最经典的图像去噪算法即是均值滤波。作为一种低通滤波器，其最主要的影响便是抑制了图像中的高频部分。无论算法如何发展，最重要的目的依然是保留有结构性的高频信息。有方法利用固定的人早点去保留结构性的高频信息，本文提出采用随即的mask去组合图像与BSN网络处理后的图像，并进行多个模板的累加，从而实现某些高频信息的保留。 R3示意图

$I_{M_{i}}=M_{i}·I_{Noisy}+(1-M_{i})·I^{s}_{BSN}$

代码如下（示例）：

    def forward(self, img, pd=None):
        '''
        Foward function includes sequence of PD, BSN and inverse PD processes.
        Note that denoise() function is used during inference time (for differenct pd factor and R3).
        '''
        # default pd factor is training factor (a)
        if pd is None: pd = self.pd_a

        # do PD
        if pd > 1:
            pd_img = pixel_shuffle_down_sampling(img, f=pd, pad=self.pd_pad)
        else:
            p = self.pd_pad
            pd_img = F.pad(img, (p,p,p,p))
        
        # forward blind-spot network
        pd_img_denoised = self.bsn(pd_img)

        # do inverse PD
        if pd > 1:
            img_pd_bsn = pixel_shuffle_up_sampling(pd_img_denoised, f=pd, pad=self.pd_pad)
        else:
            p = self.pd_pad
            img_pd_bsn = pd_img_denoised[:,:,p:-p,p:-p]

        return img_pd_bsn

    def denoise(self, x):
        '''
        Denoising process for inference.
        '''
        b,c,h,w = x.shape

        # pad images for PD process
        if h % self.pd_b != 0:
            x = F.pad(x, (0, 0, 0, self.pd_b - h%self.pd_b), mode='constant', value=0)
        if w % self.pd_b != 0:
            x = F.pad(x, (0, self.pd_b - w%self.pd_b, 0, 0), mode='constant', value=0)

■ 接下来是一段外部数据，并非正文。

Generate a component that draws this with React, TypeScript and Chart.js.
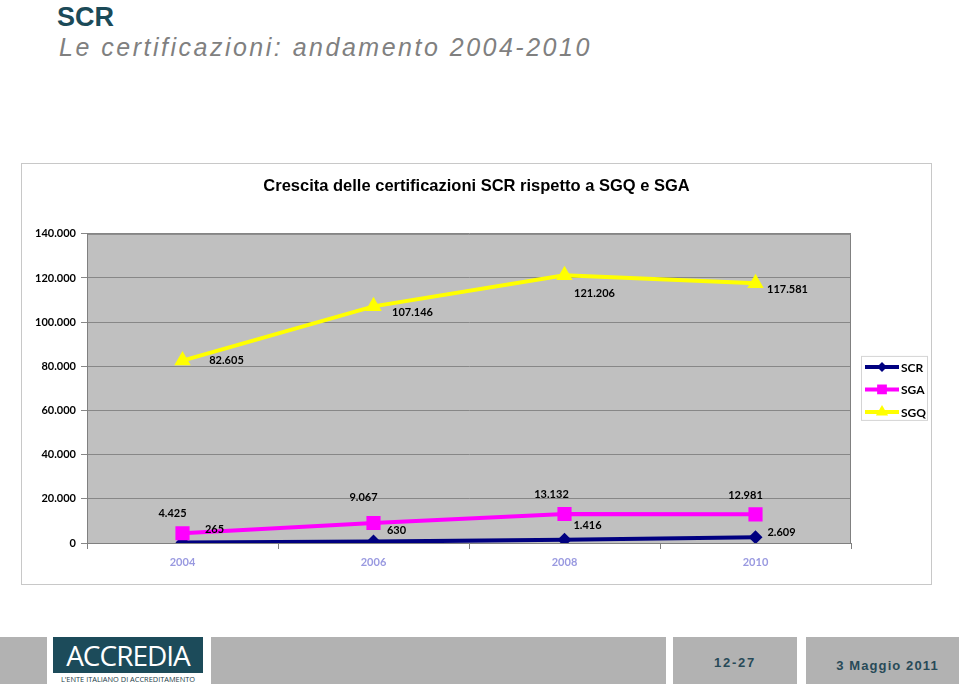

        # forward PD-BSN process with inference pd factor
        img_pd_bsn = self.forward(img=x, pd=self.pd_b)

        # Random Replacing Refinement
        if not self.R3:
            ''' Directly return the result (w/o R3) '''
            return img_pd_bsn[:,:,:h,:w]
        else:
            denoised = torch.empty(*(x.shape), self.R3_T, device=x.device)
            for t in range(self.R3_T):
                indice = torch.rand_like(x)
                mask = indice < self.R3_p

                tmp_input = torch.clone(img_pd_bsn).detach()
                tmp_input[mask] = x[mask]
                p = self.pd_pad
                tmp_input = F.pad(tmp_input, (p,p,p,p), mode='reflect')
                if self.pd_pad == 0:
                    denoised[..., t] = self.bsn(tmp_input)
                else:
                    denoised[..., t] = self.bsn(tmp_input)[:,:,p:-p,p:-p]

            return torch.mean(denoised, dim=-1)

需要注意的是R3算法仅在推理过程中应用

总结

该文章发表于2022年的CVPR，其创新点在于首次实现了现实噪声图像的自监督训练，其余两个创新点均是在应用和方法上进行的小的改进，但是该文章的优点在于对理论和故事讲得非常完善，该文章来自韩国首尔大学，CVPR2023中另有一篇文章在此文章上进行改进，是下一篇的学习目标。另外该文章代码较为规范，内容比较充实，可以作为基础框架使用。